Through this recital George and Margaret had stood transfixed, a look of horror on their faces, but Mrs. Flood did not notice them. She stood now looking down at Amelia’s tombstone, her lips puckered thoughtfully, and after a little while she said:

“I don’t know when I’ve thought of Amelia and John Webber—both of ‘em dead and in their graves through all these years. She lies here, and he’s all alone in his own lot over there on the other side of town, and that old trouble that they had seems very far away. You know,” she said, looking up and speaking with a tone of deep conviction, “I believe that they have joined each other and are reconciled and happy. I believe I’ll meet them some day in a Higher Sphere, along with all my other friends—all happy, and all leading a new life.”

She was silent for a moment, and then, with a movement of strong decision, she turned away and looked out towards the town, where the lights were now burning hard and bright and steady in the dusk.

“Come, now!” she cried briskly and cheerfully. “It’s time we were goin’ home! It’s gettin’ dark!”

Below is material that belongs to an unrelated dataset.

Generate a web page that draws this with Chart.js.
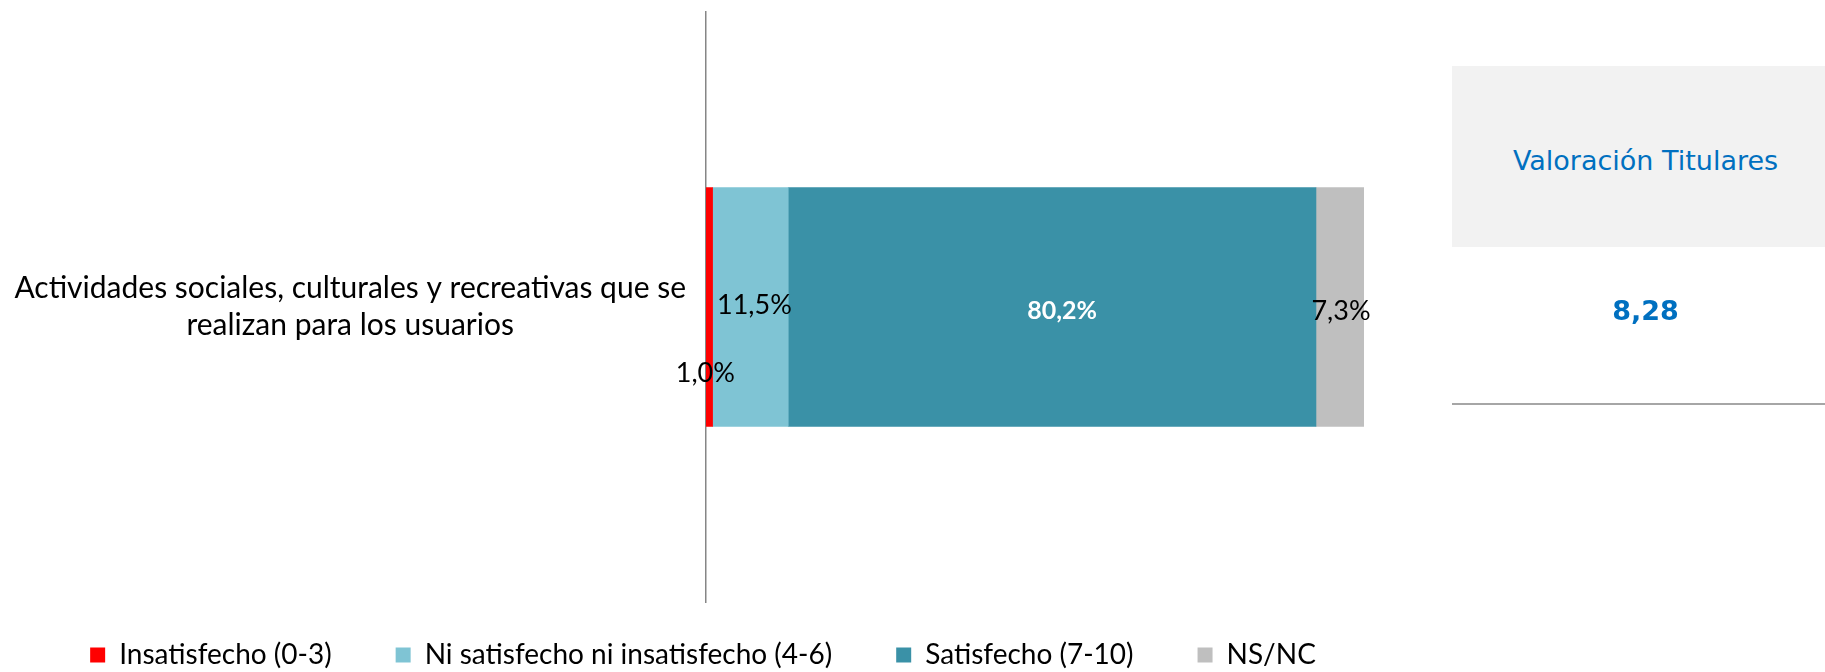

The three of them walked in silence down the slope towards the waiting car. As they came up to it and were about to get in, Mrs. Flood stopped and laid her hand on George’s shoulder in a warm and easy gesture.

“Young man,” she said, “I’ve been a long time livin’ on this earth, and as the fellow says, the world do move! You’ve got your life ahead of you, and lots to learn and many things to do—but let me tell you somethin’, boy!” and all at once she looked at him in a straight and deadly fashion. “Go out and see the world and get your fill of wanderin’,” she cried, “and then come back and tell me if you’ve found a better place than home! I’ve seen great changes in my time, and I’ll see more before I die. There are great things yet in store for us—great progress, great inventions—it will all come true. Perhaps I’ll not live to see it, but you will! We’ve got a fine town here, and fine people to make it go—and we’re not done yet. I’ve seen it all grow up out of a country village—and some day we will have a great city here.”

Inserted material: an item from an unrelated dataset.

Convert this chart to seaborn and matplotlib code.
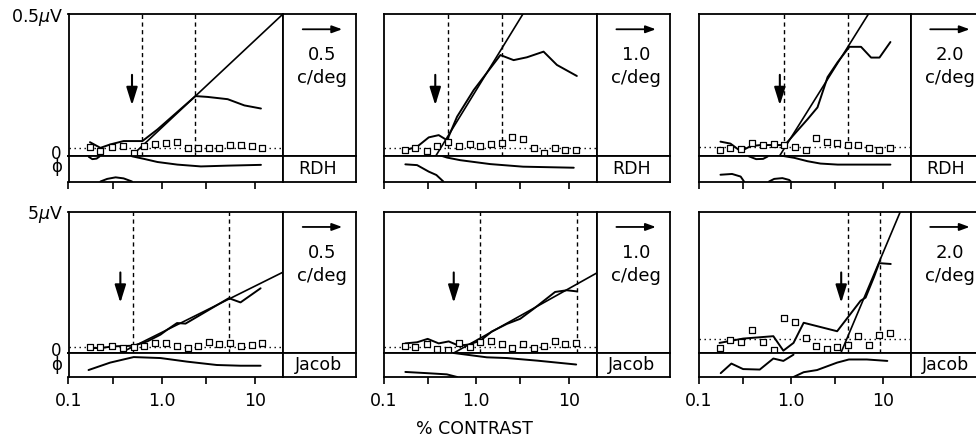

She waited an instant as if she expected him to answer and corroborate her judgment, and when he merely nodded to show that he had heard her, she took it for agreement and went on:

“Your Aunt Maw always hoped that you’d come home again. And you will!” she said. “There’s no better or more beautiful place on earth than in these mountains—and some day you’ll come home again to stay.”





7. Boom Town


During the week that followed Aunt Maw’s funeral George renewed his acquaintance with his home town, and it was a disconcerting experience. The sleepy little mountain village in which he had grown up—for it had been hardly more than that then—was now changed almost beyond recognition. The very streets that he had known so well, and had remembered through the years in their familiar aspect of early-afternoon emptiness and drowsy lethargy, were now foaming with life, crowded with expensive traffic, filled with new faces he had never seen before. Occasionally he saw somebody that he knew, and in the strangeness of it all they seemed to him like lights shining in the darkness of a lonely coast.

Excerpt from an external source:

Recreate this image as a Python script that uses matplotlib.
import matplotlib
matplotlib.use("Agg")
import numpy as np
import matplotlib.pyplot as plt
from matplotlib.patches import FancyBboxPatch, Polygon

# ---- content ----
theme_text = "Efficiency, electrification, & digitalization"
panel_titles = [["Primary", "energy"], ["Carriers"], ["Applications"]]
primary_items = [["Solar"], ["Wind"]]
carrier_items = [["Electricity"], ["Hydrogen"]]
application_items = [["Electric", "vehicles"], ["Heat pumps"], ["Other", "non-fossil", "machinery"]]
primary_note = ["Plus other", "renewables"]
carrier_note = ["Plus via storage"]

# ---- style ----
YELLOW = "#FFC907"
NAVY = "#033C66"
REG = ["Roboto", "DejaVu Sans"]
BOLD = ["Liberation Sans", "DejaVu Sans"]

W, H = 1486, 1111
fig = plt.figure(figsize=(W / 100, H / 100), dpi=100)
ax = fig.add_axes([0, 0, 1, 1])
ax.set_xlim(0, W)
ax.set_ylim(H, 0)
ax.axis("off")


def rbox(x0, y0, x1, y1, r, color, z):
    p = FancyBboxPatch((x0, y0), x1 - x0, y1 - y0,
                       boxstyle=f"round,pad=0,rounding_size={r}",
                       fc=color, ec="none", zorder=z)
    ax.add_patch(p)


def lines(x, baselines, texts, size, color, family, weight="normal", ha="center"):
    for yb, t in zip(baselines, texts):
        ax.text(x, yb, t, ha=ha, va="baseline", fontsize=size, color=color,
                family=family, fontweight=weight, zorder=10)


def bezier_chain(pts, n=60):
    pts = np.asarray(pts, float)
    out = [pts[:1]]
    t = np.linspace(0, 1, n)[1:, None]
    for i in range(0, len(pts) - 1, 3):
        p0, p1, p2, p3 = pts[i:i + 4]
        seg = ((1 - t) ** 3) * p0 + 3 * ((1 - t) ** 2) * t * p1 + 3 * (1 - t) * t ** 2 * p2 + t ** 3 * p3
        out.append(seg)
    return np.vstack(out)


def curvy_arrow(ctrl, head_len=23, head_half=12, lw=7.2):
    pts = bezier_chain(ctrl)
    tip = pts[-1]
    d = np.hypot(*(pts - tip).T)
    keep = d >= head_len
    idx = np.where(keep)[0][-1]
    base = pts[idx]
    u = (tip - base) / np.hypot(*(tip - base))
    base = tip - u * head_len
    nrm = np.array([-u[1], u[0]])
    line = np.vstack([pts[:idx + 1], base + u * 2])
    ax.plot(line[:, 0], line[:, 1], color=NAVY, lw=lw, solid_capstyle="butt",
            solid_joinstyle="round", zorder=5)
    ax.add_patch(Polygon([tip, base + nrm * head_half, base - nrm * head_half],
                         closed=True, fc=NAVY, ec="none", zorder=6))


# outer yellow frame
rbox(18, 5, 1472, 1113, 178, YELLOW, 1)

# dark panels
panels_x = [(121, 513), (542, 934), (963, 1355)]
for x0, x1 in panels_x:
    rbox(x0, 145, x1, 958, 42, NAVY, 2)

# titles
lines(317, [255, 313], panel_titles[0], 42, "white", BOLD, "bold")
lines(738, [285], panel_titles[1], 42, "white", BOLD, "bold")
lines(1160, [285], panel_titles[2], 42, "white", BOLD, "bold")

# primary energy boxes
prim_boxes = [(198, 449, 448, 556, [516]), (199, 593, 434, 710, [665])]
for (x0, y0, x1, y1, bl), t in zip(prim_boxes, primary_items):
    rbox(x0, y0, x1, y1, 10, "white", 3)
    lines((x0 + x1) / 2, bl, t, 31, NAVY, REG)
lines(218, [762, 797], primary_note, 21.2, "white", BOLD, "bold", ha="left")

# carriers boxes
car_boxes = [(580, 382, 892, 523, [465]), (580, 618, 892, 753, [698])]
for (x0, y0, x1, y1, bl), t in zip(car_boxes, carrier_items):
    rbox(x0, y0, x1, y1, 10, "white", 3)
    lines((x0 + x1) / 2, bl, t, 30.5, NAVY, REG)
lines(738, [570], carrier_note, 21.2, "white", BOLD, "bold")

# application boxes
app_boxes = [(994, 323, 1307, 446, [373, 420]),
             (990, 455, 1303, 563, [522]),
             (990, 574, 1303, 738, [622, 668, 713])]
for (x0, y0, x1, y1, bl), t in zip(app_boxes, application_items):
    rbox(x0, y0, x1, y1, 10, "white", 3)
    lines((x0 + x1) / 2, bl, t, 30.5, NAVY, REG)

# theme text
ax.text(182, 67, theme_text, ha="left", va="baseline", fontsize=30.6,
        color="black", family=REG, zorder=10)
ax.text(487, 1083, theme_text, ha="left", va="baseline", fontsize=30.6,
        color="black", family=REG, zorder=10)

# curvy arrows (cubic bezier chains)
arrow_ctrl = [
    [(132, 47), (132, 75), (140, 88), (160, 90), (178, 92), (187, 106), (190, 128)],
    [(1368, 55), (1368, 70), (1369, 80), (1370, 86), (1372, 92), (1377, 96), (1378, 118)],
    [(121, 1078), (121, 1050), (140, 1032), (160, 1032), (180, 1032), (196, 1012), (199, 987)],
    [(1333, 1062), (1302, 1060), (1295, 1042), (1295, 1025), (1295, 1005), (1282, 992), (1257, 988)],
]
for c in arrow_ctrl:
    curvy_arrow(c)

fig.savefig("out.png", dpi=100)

But what he noticed chiefly—and once he observed it he began watching for it, and it was always there—was the look on the people’s faces. It puzzled him, and frightened him, and when he tried to find a word to describe it, the only thing he could think of was—madness. The nervous, excited glitter in the eyes seemed to belong to nothing else but madness. The faces of natives and strangers alike appeared to be animated by some secret and unholy glee. And their bodies, as they darted, dodged, and thrust their way along, seemed to have a kind of leaping energy as if some powerful drug was driving them on. They gave him the impression of an entire population that was drunk—drunk with an intoxication which never made them weary, dead, or sodden, and which never wore of, but which incited them constantly to new efforts of leaping and thrusting exuberance.

The people he had known all his life cried out to him along the streets, seizing his hand and shaking it, and saying: “Hi, there, boy! Glad to see you home again! Going to be with us for a while now? Good! I’ll be seeing you! I’ve got to go on now—got to meet a fellow down the street to sign some papers! Good to see you, boy!” Then, having uttered this tempestuous greeting without a pause and without the loss of a stride, pulling and dragging him along with them ‘as they wrung his hand, they vanished.